Can Joe Biden Take the Heat?
The incumbent president already has enough challenges to deal with in his day job without having to concern himself with intra-party politics. Ground wars in Europe and the Middle East have turned him into a de facto wartime president. On the home front, he has been brought low by inflation, rising food and gas prices, a sieve-like border, and a stubborn crime wave hollowing out our inner cities. The political fallout is approval hovering at an unelectable 40% amid the widespread belief he is too old to serve another term. And on top of Phillips’ entry into the race, Biden must deal with the independent candidacies of RFK Jr. and far-left Ivy League Professor Cornel West, plus the specter of a challenge from the middle by the No Labels Party. Add all that on top of the Libertarian and Green candidates, both likely to pluck a percent or two of the vote, and the 2024 presidential ballot may more closely resemble that of a parliamentary system with multiple parties and candidates.

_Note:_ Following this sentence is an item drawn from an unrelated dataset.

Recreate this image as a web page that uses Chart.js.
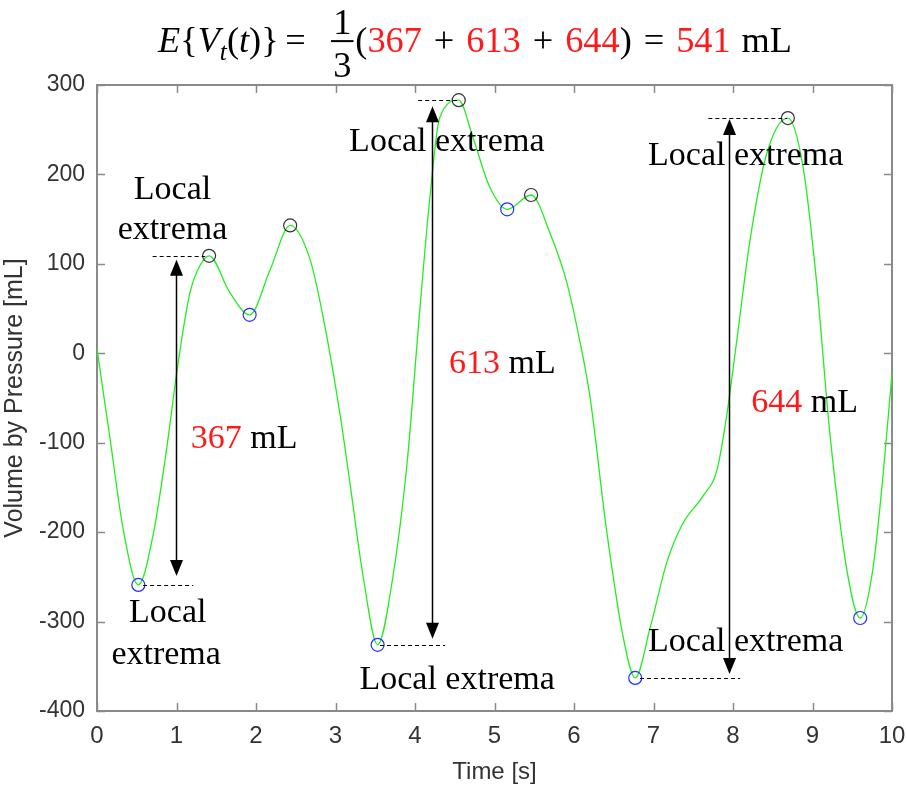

As he heads to New Hampshire to reportedly file to join the state’s Bidenless ballot Friday, Dean Phillips surely realizes that, even though there is almost no chance of him actually becoming his party’s nominee, he stands a real chance of being competitive or even winning in the Granite State. That is because the state has no intention of backing down and postponing its primary after the president unilaterally broke a decades-long tradition by announcing South Carolina would vote first, before New Hampshire, and thus decided not to place his name on the New Hampshire ballot. This means Biden must rely on a vigorous write-in campaign already being conducted by the Granite State Democratic Party in order to avoid the rank embarrassment of a sitting president losing the first contest of the presidential campaign to an unknown back-bencher. It would be yet more bad news for a president who has absorbed more than his share in recent weeks.